When Blair was sixteen, he moved to Cascade, Washington to begin his studies. An anthropology major, his adviser was Eli Stoddard, a major expert in the field. As he quickly moved through his education, he took many trips on grants to various parts of the globe. When he finally decided to get his doctorate, he became a teaching fellow. The topic of his dissertation was the Sentinel. This was brought about by a monograph by Sir Richard Francis Burton that described both the sentinels and their roles in their respective tribes, and their partners, accurately named by one villain: guides.

At twenty-six, Blair has an "office" in the basement at Rainier, and an $850 a month, 10000 sqft warehouse apartment.

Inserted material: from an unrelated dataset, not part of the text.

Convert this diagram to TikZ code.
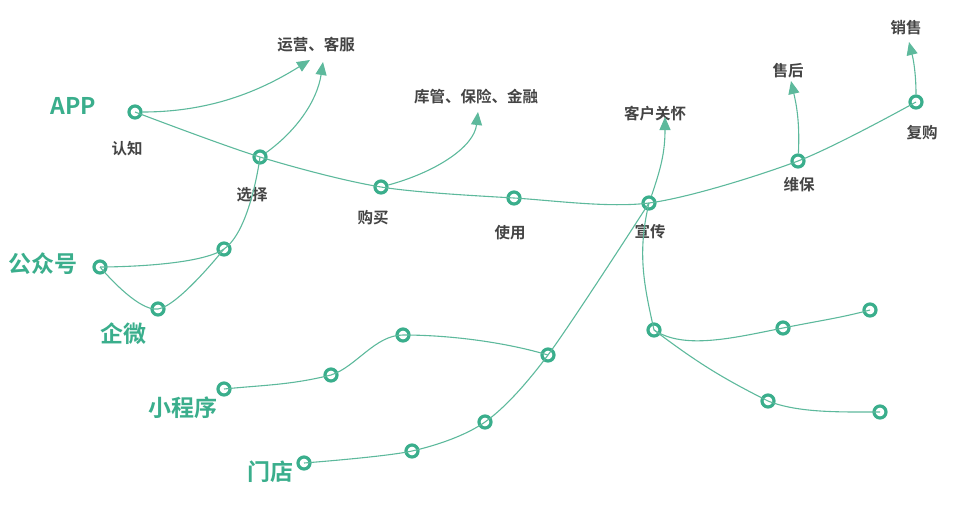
\documentclass[tikz,border=0pt]{standalone}
\usepackage{fontspec}
\setmainfont{Noto Sans CJK SC}[BoldFont={Noto Sans CJK SC Bold}]
\usetikzlibrary{arrows.meta}
\definecolor{ring}{HTML}{3AAE8C}
\definecolor{wire}{HTML}{5DB99C}
\definecolor{txt}{HTML}{444444}
\begin{document}
\begin{tikzpicture}[x=1pt,y=-1pt,
 dot/.style={circle,draw=ring,line width=3.2pt,minimum size=12pt,inner sep=0pt},
 wirel/.style={draw=wire,line width=1.1pt},
 arr/.style={wirel,-{Triangle[length=13pt,width=11pt]}},
 lab/.style={text=txt,font=\bfseries\fontsize{15.5}{15.5}\selectfont},
 glab/.style={text=ring,font=\bfseries\fontsize{23}{23}\selectfont}]
\useasboundingbox (0,0) rectangle (964,517);
% main stages
\node[dot] (rz) at (135,112) {};
\node[dot] (xz) at (260,157) {};
\node[dot] (gm) at (381,187) {};
\node[dot] (sy) at (514,198) {};
\node[dot] (xc) at (649,203) {};
\node[dot] (wb) at (798,161) {};
\node[dot] (fg) at (916,102) {};
% left
\node[dot] (gzh) at (100,267) {};
\node[dot] (p1) at (224,249) {};
\node[dot] (qw) at (158,309) {};
% lower chains
\node[dot] (xcx) at (224,389) {};
\node[dot] (m1) at (331,375) {};
\node[dot] (m2) at (403,335) {};
\node[dot] (m3) at (548,355) {};
\node[dot] (md) at (304,463) {};
\node[dot] (d1) at (412,451) {};
\node[dot] (d2) at (485,422) {};
% right lower
\node[dot] (r0) at (654,330) {};
\node[dot] (r1) at (783,328) {};
\node[dot] (r2) at (870,310) {};
\node[dot] (r3) at (768,401) {};
\node[dot] (r4) at (880,412) {};
% arrow ends
\coordinate (t1) at (310,60);
\coordinate (t2) at (323,62);
\coordinate (t3) at (478,112);
\coordinate (t4) at (665,117);
\coordinate (t5) at (791,81);
\coordinate (t6) at (909,42);
% labels
\node[glab] at (73,106) {APP};
\node[glab] at (43,264) {公众号};
\node[glab] at (123,334) {企微};
\node[glab] at (183,408) {小程序};
\node[glab] at (270,472) {门店};
\node[lab] at (127,149) {认知};
\node[lab] at (252,195) {选择};
\node[lab] at (373,218) {购买};
\node[lab] at (510,233) {使用};
\node[lab] at (650,232) {宣传};
\node[lab] at (799,185) {维保};
\node[lab] at (922,133) {复购};
\node[lab] at (316,45) {运营、客服};
\node[lab] at (476,97) {库管、保险、金融};
\node[lab] at (655,114) {客户关怀};
\node[lab] at (788,71) {售后};
\node[lab] at (906,28) {销售};
% main line
\draw[wirel] plot[smooth,tension=0.5] coordinates {(rz.center) (xz.center) (gm.center) (sy.center) (xc.center) (wb.center) (fg.center)};
% left
\draw[wirel] plot[smooth,tension=0.6] coordinates {(gzh.center) (p1.center) (xz.center)};
\draw[wirel] plot[smooth,tension=0.6] coordinates {(gzh.center) (qw.center) (p1.center)};
% lower
\draw[wirel] (xcx.center) .. controls +(40,-4) and +(-40,10) .. (m1.center)
  .. controls +(25,-8) and +(-28,0) .. (m2.center)
  .. controls +(50,0) and +(-40,-12) .. (m3.center);
\draw[wirel] plot[smooth,tension=0.5] coordinates {(md.center) (d1.center) (d2.center) (m3.center) (xc.center)};
% right lower
\draw[wirel] (xc.center) .. controls +(-12,50) and +(-10,-45) .. (r0.center);
\draw[wirel] (r0.center) .. controls +(30,20) and +(-50,10) .. (r1.center) .. controls +(40,-8) and +(-30,8) .. (r2.center);
\draw[wirel] (r0.center) .. controls +(40,30) and +(-50,-25) .. (r3.center) .. controls +(30,12) and +(-40,0) .. (r4.center);
% arrows
\draw[arr] (rz) .. controls +(80,0) and +(-45,28) .. (t1);
\draw[arr] (xz) .. controls +(35,-25) and +(-6,40) .. (t2);
\draw[arr] (gm) .. controls +(55,-15) and +(-4,35) .. (t3);
\draw[arr] (xc) .. controls +(12,-35) and +(0,35) .. (t4);
\draw[arr] (wb) .. controls +(2,-40) and +(5,22) .. (t5);
\draw[arr] (fg) .. controls +(0,-30) and +(4,16) .. (t6);
\end{tikzpicture}
\end{document}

During the course of the show, Blair has several girlfriends, sometimes dating more than one woman at a time. One of his ex-girlfriends works at Cascade General, which is how he met Jim in the first place: she told him a man with complaints about all five of his senses had recently been admitted.

In Jim's visions, Blair's spirit animal is a grey wolf.

==Cancellation==
The Sentinel was cancelled after 3 seasons by UPN, with a last episode ending with Blair's life in the balance. An intense fan campaign convinced UPN to give the series a season of eight episodes to end the series properly.

==International broadcast==

Outside the United States, the series has been broadcast by the following stations under the following names:

| Country | Name | Translation | Station |
|---|---|---|---|
| Bolivia | El centinela | The Sentinel | Bolivision |
| Czech Republic | Ochránce | Sentinel | TV Nova |
| Estonia | Tunnimees | The Watchman | TV6 |
| Finland | Vartija | The Sentinel | Nelonen and MTV3 Scifi |
| France | The Sentinel |  | M6 |
| Germany | Der Sentinel – Im Auge des Jägers | The Sentinel – In the Eye of the Hunter | Pro 7 |
| Greece | Άγρυπνος Φρουρός | Sleepless Sentinel | Mega Channel |
| Hungary | Sentinel – Az Őrszem | The Sentinel | TV 2 |
| Israel | סנטינל | Sentinel | AXN Israel |
| Italy | Sentinel |  | Rai Due |
| Kenya | The Sentinel |  | NTV |
| Latvia | Sentinels | The Sentinel | LNT |
| Mexico | El Centinela | The Sentinel | XHGC-TDT |
| Netherlands | The Sentinel |  | Veronica |
| Norway |  |  | TV 2 |
| Philippines | The Sentinel |  | ABC 5 |
| Poland | Gliniarz z dżungli | Cop from the jungle | AXN |
| Portugal | A Sentinela | The Sentinel | SIC |
| Romania | Pericol iminent | Imminent danger | Antena 1 |
| Slovakia | Ochranca | Protector | STV, Markíza and JOJ |
| South Africa | The Sentinel |  | SABC 3 |
| Spain | Sentinel El Centinela | Sentinel The Sentinel | Antena 3 Sci Fi Channel |
| Sweden | Spejaren | The Scout | TV4, TV4 Science Fiction |
| Switzerland | The Sentinel |  | TSI1 |
| United Arab Emirates | The Sentinel |  | Showtime Arabia |
| Turkey | The Sentinel |  | aTV |
| United Kingdom | The Sentinel |  | Sci Fi Channel and Zone Thriller |
| Venezuela | El Centinela | The Sentinel | Radio Caracas Televisión |

==Home media==
In April 2006, CBS DVD (distributed by Paramount) released "The Complete First Season" of The Sentinel on DVD in Region 1. As of 2015, this release has been discontinued and is out of print.

Visual Entertainment released The Sentinel – The Complete Series in Region 1 on DVD in September 2015.